Ten film to dramat emocjonalny, psychologiczny, rodzinny, ale także osobisty. Postawmy się na chwilę, w miejscu oskarżonej. Zamieńmy się z nią. Czy i jakich sposobów, użylibyśmy aby udowodnić miłość? Czy przyszłoby nam to z łatwością, czy musielibyśmy się natrudzić, szukać w głębi swojej podświadomości odpowiedzi na pytanie, czy naprawdę kochałam swojego męża?

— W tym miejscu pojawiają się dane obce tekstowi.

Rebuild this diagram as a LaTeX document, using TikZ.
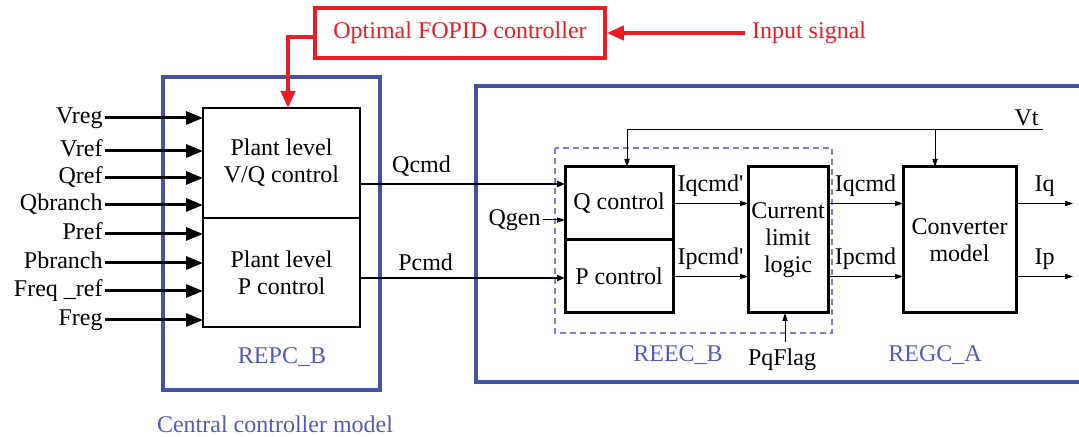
\documentclass[tikz,border=0pt]{standalone}
\usepackage{fontspec}
\setmainfont{Liberation Serif}
\usepackage{tikz}
\usetikzlibrary{arrows.meta, positioning}
\usepackage{xcolor}
\definecolor{frameblue}{RGB}{68,84,164}
\definecolor{labelblue}{RGB}{82,92,180}
\definecolor{dashblue}{RGB}{128,128,210}
\definecolor{fopidred}{RGB}{237,28,36}

\begin{document}
\begin{tikzpicture}[x=0.5pt, y=-0.5pt, font=\fontsize{12}{13.5}\selectfont,
  frame/.style={frameblue, line width=2.2pt},
  blk/.style={draw, line width=1pt, inner sep=0pt, outer sep=0pt, align=center},
  inlab/.style={left, inner sep=1pt, text height=1.5ex, text depth=0.25ex},
  sig/.style={-{Triangle[length=8.5pt, width=6.5pt]}, line width=1.5pt},
  cmd/.style={-{Triangle[length=4pt, width=3pt]}, line width=1pt},
  thinsig/.style={-{Triangle[length=4pt, width=2.6pt]}, line width=0.5pt},
  redsig/.style={fopidred, -{Triangle[length=8.5pt, width=7pt]}, line width=2pt},
  tag/.style={text=labelblue}]
  \useasboundingbox (0,0) rectangle (1079,437);
  % Central controller
  \draw[frame] (163,77) rectangle (380,390);
  \node[blk, minimum width=78.5pt, minimum height=55pt] (plantq) at (281.5,163) {Plant level\\V/Q control};
  \node[blk, minimum width=78.5pt, minimum height=54.5pt, anchor=north] (plantp) at (plantq.south) {Plant level\\P control};
  \foreach \lab/\y [count=\i] in {Vreg/118, Vref/151, Qref/178, Qbranch/205}{
    \node[inlab] (inq\i) at (105,\y) {\lab};
    \draw[sig] (inq\i.east) -- (inq\i.east -| plantq.west);
  }
  \foreach \lab/\y [count=\i] in {Pref/234, Pbranch/263, Freq \_ref/291, Freg/320}{
    \node[inlab] (inp\i) at (105,\y) {\lab};
    \draw[sig] (inp\i.east) -- (inp\i.east -| plantp.west);
  }
  \node[tag] (repc) at (282,357) {REPC\_B};
  \node[tag] (central) at (275,424) {Central controller model};
  % FOPID
  \node[draw=fopidred, line width=1.8pt, text=fopidred, minimum width=145pt, minimum height=25pt, inner sep=0pt] (fopid) at (460,33) {Optimal FOPID controller};
  \draw[redsig] (fopid.west |- 0,37) -| (plantq.north -| 288,0);
  \node[right, text=fopidred] (insig) at (745,33) {Input signal};
  \draw[redsig] (insig.west) -- (fopid.east);
  % Electrical controller and generator
  \draw[frame] (1082,86) -- (476,86) -- (476,382) -- (1082,382);
  \draw[dashblue, line width=0.6pt, dash pattern=on 3pt off 2pt] (555,148) rectangle (832,333);
  \node[blk, line width=1.5pt, minimum width=54pt, minimum height=36.5pt] (qctrl) at (619,203.5) {Q control};
  \node[blk, line width=1.5pt, minimum width=54pt, minimum height=36.5pt, anchor=north] (pctrl) at (qctrl.south) {P control};
  \node[blk, line width=1.5pt, minimum width=40pt, minimum height=73pt] (climit) at (788,240) {Current\\limit\\logic};
  \node[blk, line width=1.5pt, minimum width=56.5pt, minimum height=73pt] (conv) at (959.5,240) {Converter\\model};
  \draw[cmd] (plantq.east |- 0,184) -- node[pos=0.3, above] {Qcmd} (qctrl.west |- 0,184);
  \draw[cmd] (plantp.east |- 0,278) -- node[pos=0.32, above] {Pcmd} (pctrl.west |- 0,278);
  \node[inlab] (qgen) at (543,220) {Qgen};
  \draw[thinsig] (qgen.east) -- (qgen.east -| qctrl.west);
  % Vt
  \coordinate (vtend) at (1043,130);
  \coordinate (vtjoin) at (935,130);
  \node[above left, inner sep=2pt] (vt) at (vtend) {Vt};
  \draw[thinsig] (vtend) -| (qctrl.north -| 627,0);
  \draw[thinsig] (vtjoin) -- (conv.north -| vtjoin);
  % currents
  \draw[thinsig] (qctrl.east) -- node[above] {Iqcmd\textquotesingle} (qctrl.east -| climit.west);
  \draw[thinsig] (pctrl.east) -- node[above] {Ipcmd\textquotesingle} (pctrl.east -| climit.west);
  \draw[thinsig] (climit.east |- qctrl.east) -- node[above] {Iqcmd} (conv.west |- qctrl.east);
  \draw[thinsig] (climit.east |- pctrl.east) -- node[above] {Ipcmd} (conv.west |- pctrl.east);
  \coordinate (iqout) at (1073,203.5);
  \coordinate (ipout) at (1073,276.5);
  \draw[thinsig] (conv.east |- iqout) -- node[above] {Iq} (iqout);
  \draw[thinsig] (conv.east |- ipout) -- node[above] {Ip} (ipout);
  \node (pqflag) at (782,360) {PqFlag};
  \draw[thinsig] (pqflag.north -| 785,0) -- (climit.south -| 785,0);
  \node[tag] (reec) at (678,355) {REEC\_B};
  \node[tag] (regc) at (935,355) {REGC\_A};
\end{tikzpicture}
\end{document}
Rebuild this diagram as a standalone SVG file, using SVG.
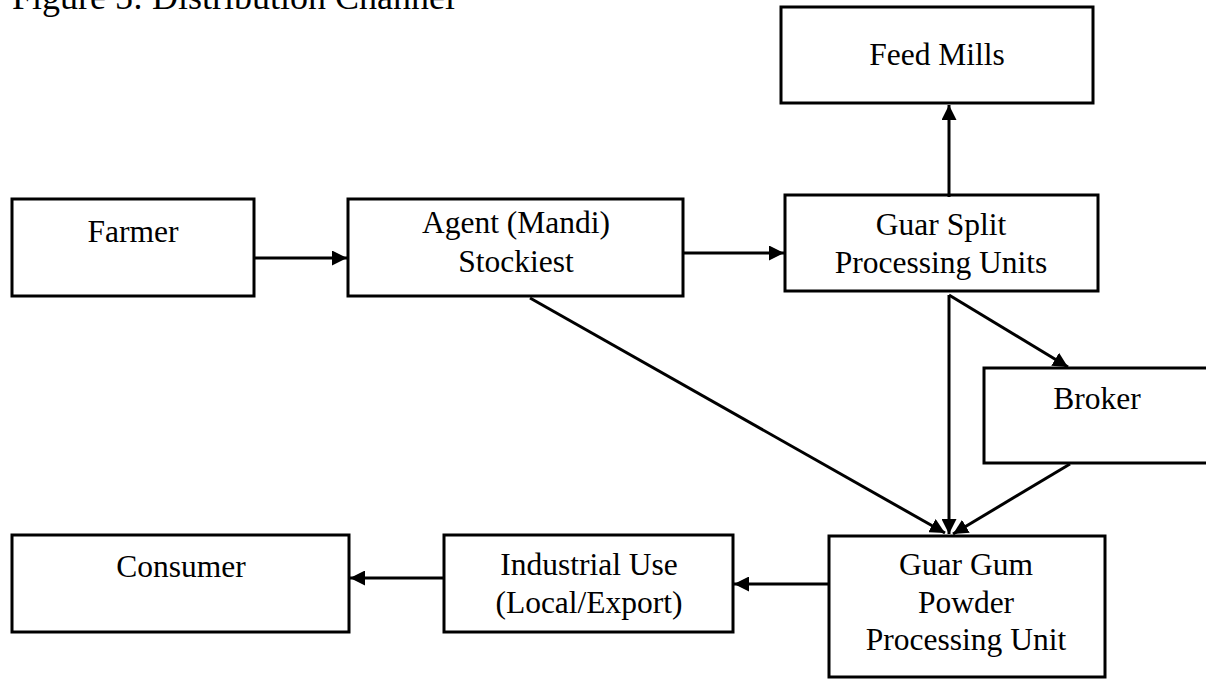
<svg xmlns="http://www.w3.org/2000/svg" width="1206" height="679" viewBox="0 0 1206 679">
  <style>
    .box { fill: #ffffff; stroke: #000000; stroke-width: 3; }
    .label { font-family: "Liberation Serif", "Times New Roman", serif; font-size: 31.5px; fill: #000000; text-anchor: middle; }
    .title { font-family: "Liberation Serif", "Times New Roman", serif; font-size: 36px; fill: #000000; }
    .edge { fill: none; stroke: #000000; stroke-width: 3; }
  </style>
  <defs>
    <marker id="arrow" viewBox="0 0 10 10" refX="10" refY="5" markerWidth="5" markerHeight="5" markerUnits="strokeWidth" orient="auto">
      <path d="M0,0 L10,5 L0,10 Z" fill="#000000"/>
    </marker>
  </defs>
  <rect width="1206" height="679" fill="#ffffff"/>

  <text class="title" x="12" y="9">Figure 5: Distribution Channel</text>

  <g id="feed-mills">
    <rect class="box" x="781" y="7" width="312" height="96"/>
    <text class="label" x="937" y="65">Feed Mills</text>
  </g>

  <g id="farmer">
    <rect class="box" x="12" y="199" width="242" height="97"/>
    <text class="label" x="133" y="242">Farmer</text>
  </g>

  <g id="agent">
    <rect class="box" x="348" y="199" width="335" height="97"/>
    <text class="label" x="516" y="233">Agent (Mandi)</text>
    <text class="label" x="516" y="272">Stockiest</text>
  </g>

  <g id="guar-split">
    <rect class="box" x="785" y="195" width="313" height="96"/>
    <text class="label" x="941" y="235">Guar Split</text>
    <text class="label" x="941" y="273">Processing Units</text>
  </g>

  <g id="broker">
    <rect class="box" x="984" y="368" width="230" height="95"/>
    <text class="label" x="1097" y="409">Broker</text>
  </g>

  <g id="guar-gum-powder">
    <rect class="box" x="829" y="536" width="276" height="141"/>
    <text class="label" x="966" y="575">Guar Gum</text>
    <text class="label" x="966" y="613">Powder</text>
    <text class="label" x="966" y="650">Processing Unit</text>
  </g>

  <g id="industrial-use">
    <rect class="box" x="444" y="535" width="289" height="97"/>
    <text class="label" x="589" y="575">Industrial Use</text>
    <text class="label" x="589" y="613">(Local/Export)</text>
  </g>

  <g id="consumer">
    <rect class="box" x="12" y="535" width="337" height="97"/>
    <text class="label" x="181" y="577">Consumer</text>
  </g>

  <g id="connectors">
    <line class="edge" x1="254" y1="258" x2="347" y2="258" marker-end="url(#arrow)"/>
    <line class="edge" x1="683" y1="253" x2="784" y2="253" marker-end="url(#arrow)"/>
    <line class="edge" x1="949" y1="197" x2="949" y2="105" marker-end="url(#arrow)"/>
    <line class="edge" x1="949" y1="295" x2="949" y2="534" marker-end="url(#arrow)"/>
    <line class="edge" x1="949" y1="295" x2="1068" y2="367" marker-end="url(#arrow)"/>
    <line class="edge" x1="1070" y1="464" x2="953" y2="534" marker-end="url(#arrow)"/>
    <line class="edge" x1="530" y1="298" x2="945" y2="533" marker-end="url(#arrow)"/>
    <line class="edge" x1="829" y1="584" x2="734" y2="584" marker-end="url(#arrow)"/>
    <line class="edge" x1="444" y1="578" x2="350" y2="578" marker-end="url(#arrow)"/>
  </g>
</svg>
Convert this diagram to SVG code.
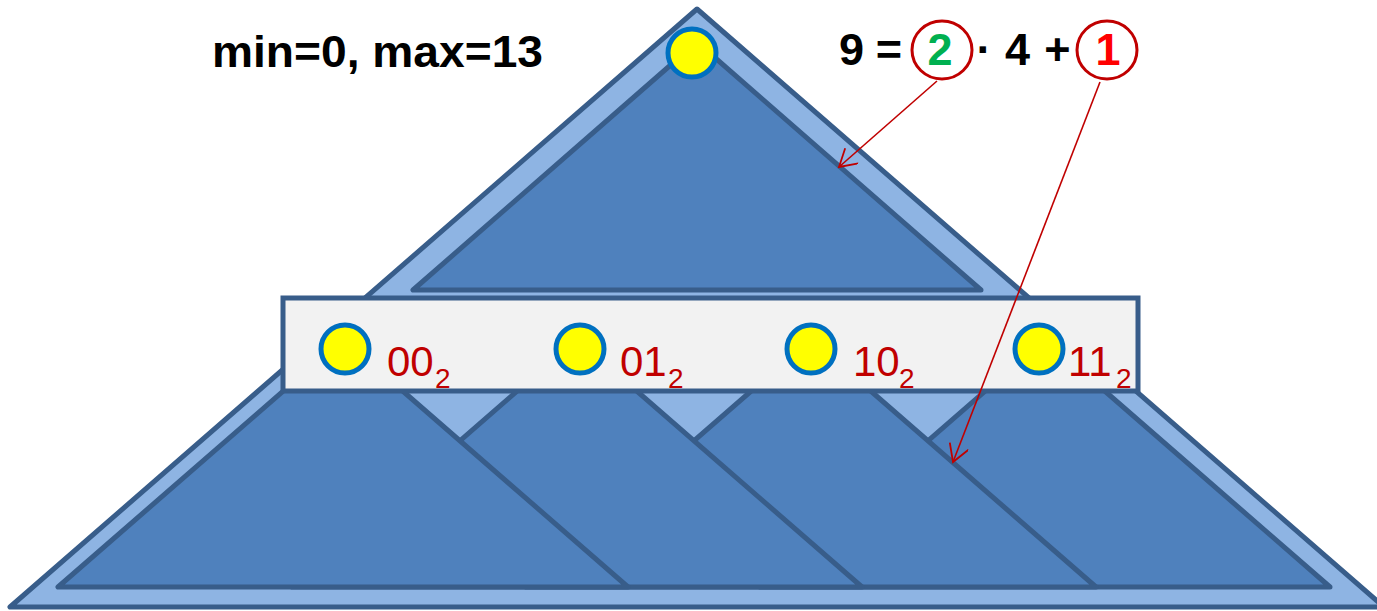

Wszyscy aktorzy dogłębnie i w bardzo subtelny sposób, pokazali emocje. Gdy mieli pokazać smutek, robili to, gdy na ich twarzach miało grać zdenerwowanie, zakłopotanie, czy szczęście, dawali upust swoim emocjom. Ten film, to walka o samą siebie, o swoją godność, o swoją przyszłość, o swoją prawdę, ale także o swoją rodzinę.
To pokazanie na wiele sposobów, jak kilka osób widzi jedną sytuację. Kłótnię rodzinną, gdzie Samuel, kłóci się z Sandrą o brak czasu przez nadmierne opiekowanie się synem i domem, prokurator widzi jako winę Sandry, uważa ją za narcystyczną matkę, której zależy tylko na własnym szczęściu. Sandra i jej obrońcy sądowi, widzą w tej kłótni, dramat w połowie spełnionej kobiety, która przez złe decyzje w życiu, wylądowała w złym miejscu.